The Cross-Motions for Summary Judgment

The cross-motions for summary judgment turned on additional evidence which showed that the initial characterization of Strathcona’s expertise and qualifications on the leave motion was inaccurate. The Court concluded that because its findings were unreliable, they were immaterial to market participants and there was no need to disclose them.

The defendants filed a number of affidavits from executives, geological experts, and independent witnesses, which credibly expanded on the story told by Pretium at the leave motion. That story was that Strathcona was unskilled, inexpert, and used a flawed sampling methodology given the unique mineralization characteristics of Brucejack, where some 82 percent of the gold could be found in one percent of the rock. Strathcona could not have confirmed the resource estimate because it used the wrong sampling technique for testing a variable gold deposit. Accordingly, they argued, Pretium was entitled to wait and see, as it had always intended to do, with respect to confirmation of Snowden’s original resource estimate. Because the Strathcona opinion was unreliable, “the Pretium defendants were under no obligation to disclose bad and misleading information.” As such, there was no omission of any material fact and no misrepresentation. At least on the facts of this case, the underlying rationale makes sense on this point. With that said, some amount of well-founded disagreement with a qualified consultant would be material.

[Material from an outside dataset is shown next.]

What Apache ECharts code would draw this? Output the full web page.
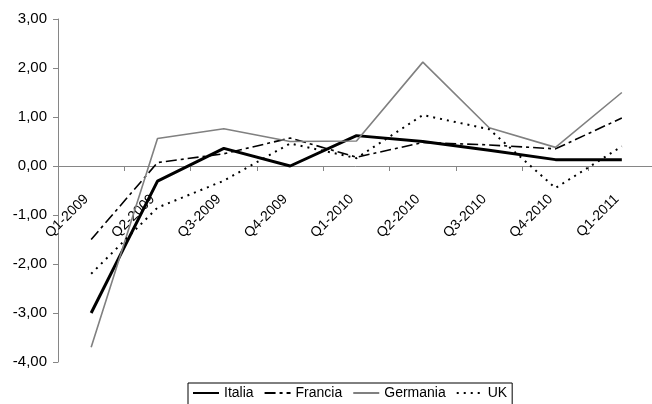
<!DOCTYPE html>
<html>
<head>
<meta charset="utf-8">
<script src="https://cdn.jsdelivr.net/npm/echarts@6/dist/echarts.min.js"></script>
<style>
  html, body { margin: 0; padding: 0; background: #fff; }
  #chart { width: 652px; height: 404px; }
</style>
</head>
<body>
<div id="chart"></div>
<script>
// Quarterly GDP growth (%), 2009-2011
const quarters = ['Q1-2009', 'Q2-2009', 'Q3-2009', 'Q4-2009', 'Q1-2010', 'Q2-2010', 'Q3-2010', 'Q4-2010', 'Q1-2011'];
const italia   = [-3.00, -0.31, 0.36, 0.00, 0.62, 0.50, 0.32, 0.13, 0.13];
const francia  = [-1.50, 0.07, 0.25, 0.57, 0.18, 0.48, 0.43, 0.35, 0.98];
const germania = [-3.70, 0.56, 0.76, 0.50, 0.51, 2.12, 0.78, 0.38, 1.50];
const uk       = [-2.20, -0.85, -0.30, 0.46, 0.16, 1.04, 0.75, -0.45, 0.40];
const yMin = -4, yMax = 3, yStep = 1;

const FONT = 'Liberation Sans, Arial, sans-serif';
const AXIS_GREY = '#868686';

const chart = echarts.init(document.getElementById('chart'), null, { renderer: 'canvas' });

function lineSeries(name, data, color, width, dash) {
  return {
    name: name,
    type: 'line',
    data: data,
    symbol: 'none',
    animation: false,
    itemStyle: { color: color },
    lineStyle: { color: color, width: width, type: dash || 'solid', cap: 'butt' }
  };
}

chart.setOption({
  backgroundColor: '#ffffff',
  animation: false,
  grid: { left: 58, right: -3, top: 19, bottom: 42, containLabel: false, outerBoundsMode: 'none' },
  xAxis: {
    type: 'category',
    data: quarters,
    boundaryGap: true,
    axisLine: { onZero: true, lineStyle: { color: AXIS_GREY, width: 1 } },
    axisTick: { show: true, length: 5, inside: false, lineStyle: { color: AXIS_GREY } },
    // category names sit just under the zero line, slanted at 45 degrees
    axisLabel: {
      rotate: 45, margin: -170, padding: [0, 7, 0, 0],
      color: '#000', fontFamily: FONT, fontSize: 14, interval: 0, hideOverlap: false
    },
    splitLine: { show: false }
  },
  yAxis: {
    type: 'value',
    min: yMin,
    max: yMax,
    interval: yStep,
    axisLine: { show: true, lineStyle: { color: AXIS_GREY, width: 1 } },
    axisTick: { show: true, length: 5, lineStyle: { color: AXIS_GREY } },
    axisLabel: {
      margin: 11,
      color: '#000',
      fontFamily: FONT,
      fontSize: 15,
      formatter: v => v.toFixed(2).replace('.', ',')
    },
    splitLine: { show: false }
  },
  legend: {
    left: 188,
    top: 383,
    orient: 'horizontal',
    borderColor: '#000',
    borderWidth: 1,
    padding: [3, 5, 6, 4],
    itemGap: 10,
    itemWidth: 26,
    itemHeight: 12,
    itemStyle: { opacity: 0 },
    textStyle: { color: '#000', fontFamily: FONT, fontSize: 14 },
    data: ['Italia', 'Francia', 'Germania', 'UK']
  },
  series: [
    lineSeries('Italia', italia, '#000000', 3),
    lineSeries('Francia', francia, '#000000', 1.6, [11, 4, 3, 4]),
    lineSeries('Germania', germania, '#808080', 1.6),
    lineSeries('UK', uk, '#000000', 2, [2, 5])
  ]
});
</script>
</body>
</html>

For his part, the plaintiff led substantive evidence from one expert, who was not involved in the relevant events and reviewed an incomplete sampling of documents prepared by class counsel. This turned out to be fatal. Indeed, the Court indicated a particular concern that Mr. Wong did not file any evidence from Strathcona in support of his position, nor was any effort made to compel them as third-party witnesses, which “may have resulted in a more balanced assessment of its expertise in mineral resource estimation or its understanding of…mineralization and appropriate measurement techniques.”


Ultimately, the defendants were successful in persuading the court that there was no omission of material fact. On these facts, the Court determined that they were not obliged to disclose information they reasonably believed to be premature, unreliable, and incorrect. It is interesting to consider what would have happened if Pretium was proven wrong, and the mineral resource estimate was not valid. In any event, on the basis of Snowden’s resource estimate, there turned out to be about 42 percent more gold than originally projected. There was “gold in them thar hills,” as Snowden predicted, and so Pretium won the day.